→ **PROBLEM TO WORK ON**
Take the lines from the head of the listing through the one bearing "y_480 = [0.215, 0.270, 0.405, 0.370, 0.285, 0.135]" and copy them exactly, leaving every picture out.

→ **DATA EXCERPT**
------------------------------------------------

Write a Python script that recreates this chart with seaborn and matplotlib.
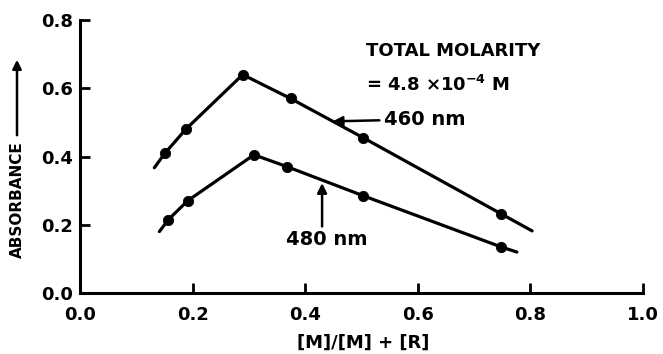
import matplotlib
matplotlib.use("Agg")
import matplotlib.pyplot as plt
import seaborn as sns
import pandas as pd

# Measured points
x_460 = [0.151, 0.188, 0.289, 0.374, 0.503, 0.748]
y_460 = [0.410, 0.480, 0.640, 0.570, 0.455, 0.232]
x_480 = [0.157, 0.191, 0.309, 0.368, 0.503, 0.748]
y_480 = [0.215, 0.270, 0.405, 0.370, 0.285, 0.135]

# Drawn curves (including the extended ends)
curve_x_460 = [0.132, 0.151, 0.188, 0.289, 0.374, 0.503, 0.748, 0.803]
curve_y_460 = [0.367, 0.410, 0.480, 0.640, 0.570, 0.455, 0.232, 0.182]
curve_x_480 = [0.141, 0.157, 0.191, 0.309, 0.368, 0.503, 0.748, 0.776]
curve_y_480 = [0.180, 0.215, 0.270, 0.405, 0.370, 0.285, 0.135, 0.120]

x_ticks = [0.0, 0.2, 0.4, 0.6, 0.8, 1.0]
y_ticks = [0.0, 0.2, 0.4, 0.6, 0.8]

sns.set_theme(style="ticks")
plt.rcParams['font.family'] = ['DejaVu Sans']
plt.rcParams['font.weight'] = 'bold'
plt.rcParams['text.color'] = 'black'
plt.rcParams['axes.labelcolor'] = 'black'

fig = plt.figure(figsize=(6.63, 3.54), dpi=100)
ax = fig.add_axes([80/663, 1-293/354, (643-80)/663, (293-20)/354])

c1 = pd.DataFrame({"x": curve_x_460, "y": curve_y_460})
c2 = pd.DataFrame({"x": curve_x_480, "y": curve_y_480})
sns.lineplot(data=c1, x="x", y="y", sort=False, color="black", lw=2.3, ax=ax)
sns.lineplot(data=c2, x="x", y="y", sort=False, color="black", lw=2.3, ax=ax)
p1 = pd.DataFrame({"x": x_460, "y": y_460})
p2 = pd.DataFrame({"x": x_480, "y": y_480})
sns.scatterplot(data=p1, x="x", y="y", color="black", s=55, edgecolor="black", ax=ax, zorder=3)
sns.scatterplot(data=p2, x="x", y="y", color="black", s=55, edgecolor="black", ax=ax, zorder=3)

ax.set_xlim(0, 1.0)
ax.set_ylim(0, 0.8)
ax.set_xticks(x_ticks)
ax.set_yticks(y_ticks)
ax.set_xticklabels([f"{v:.1f}" for v in x_ticks], fontsize=13, fontweight='bold')
ax.set_yticklabels([f"{v:.1f}" for v in y_ticks], fontsize=13, fontweight='bold')
ax.tick_params(axis='both', direction='in', length=7, width=2, colors='black')
ax.tick_params(axis='x', pad=9.5)
ax.tick_params(axis='y', pad=5)
for s in ['top', 'right']:
    ax.spines[s].set_visible(False)
for s in ['left', 'bottom']:
    ax.spines[s].set_linewidth(2.2)
    ax.spines[s].set_color('black')

ax.set_xlabel("[M]/[M] + [R]", fontsize=13, fontweight='bold', va='center')
ax.xaxis.set_label_coords((363-80)/563, -(343-293)/273)
ax.set_ylabel("")

# y label with its upward arrow
fig.text(17/663, 1-200/354, "ABSORBANCE", rotation=90, fontsize=11, fontweight='bold',
         ha='center', va='center')
fig.add_artist(matplotlib.patches.FancyArrowPatch(
    (17/663, 1-138/354), (17/663, 1-57/354), transform=fig.transFigure,
    arrowstyle='-|>', mutation_scale=13, color='black', lw=1.8))

ax.text(0.508, 0.709, "TOTAL MOLARITY", fontsize=13, fontweight='bold', va='center', ha='left')
ax.text(0.508, 0.609, "= 4.8 \u00d710$^{\\mathbf{-4}}$ M", fontsize=13, fontweight='bold', va='center', ha='left')

ax.annotate("460 nm", xy=(0.449, 0.503), xytext=(0.540, 0.509), fontsize=14, fontweight='bold',
            va='center', ha='left',
            arrowprops=dict(arrowstyle='-|>', color='black', lw=1.8, mutation_scale=14, shrinkA=1, shrinkB=0))
ax.annotate("", xy=(0.43, 0.322), xytext=(0.43, 0.195),
            arrowprops=dict(arrowstyle='-|>', color='black', lw=1.8, mutation_scale=14, shrinkA=0, shrinkB=0))
ax.text(0.438, 0.156, "480 nm", fontsize=14, fontweight='bold', va='center', ha='center')

fig.savefig("out.png", dpi=100)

------------------------------------------------

→ **RESULT FOR THIS EXERCISE**
Write a Python script that recreates this chart with seaborn and matplotlib.
import matplotlib
matplotlib.use("Agg")
import matplotlib.pyplot as plt
import seaborn as sns
import pandas as pd

# Measured points
x_460 = [0.151, 0.188, 0.289, 0.374, 0.503, 0.748]
y_460 = [0.410, 0.480, 0.640, 0.570, 0.455, 0.232]
x_480 = [0.157, 0.191, 0.309, 0.368, 0.503, 0.748]
y_480 = [0.215, 0.270, 0.405, 0.370, 0.285, 0.135]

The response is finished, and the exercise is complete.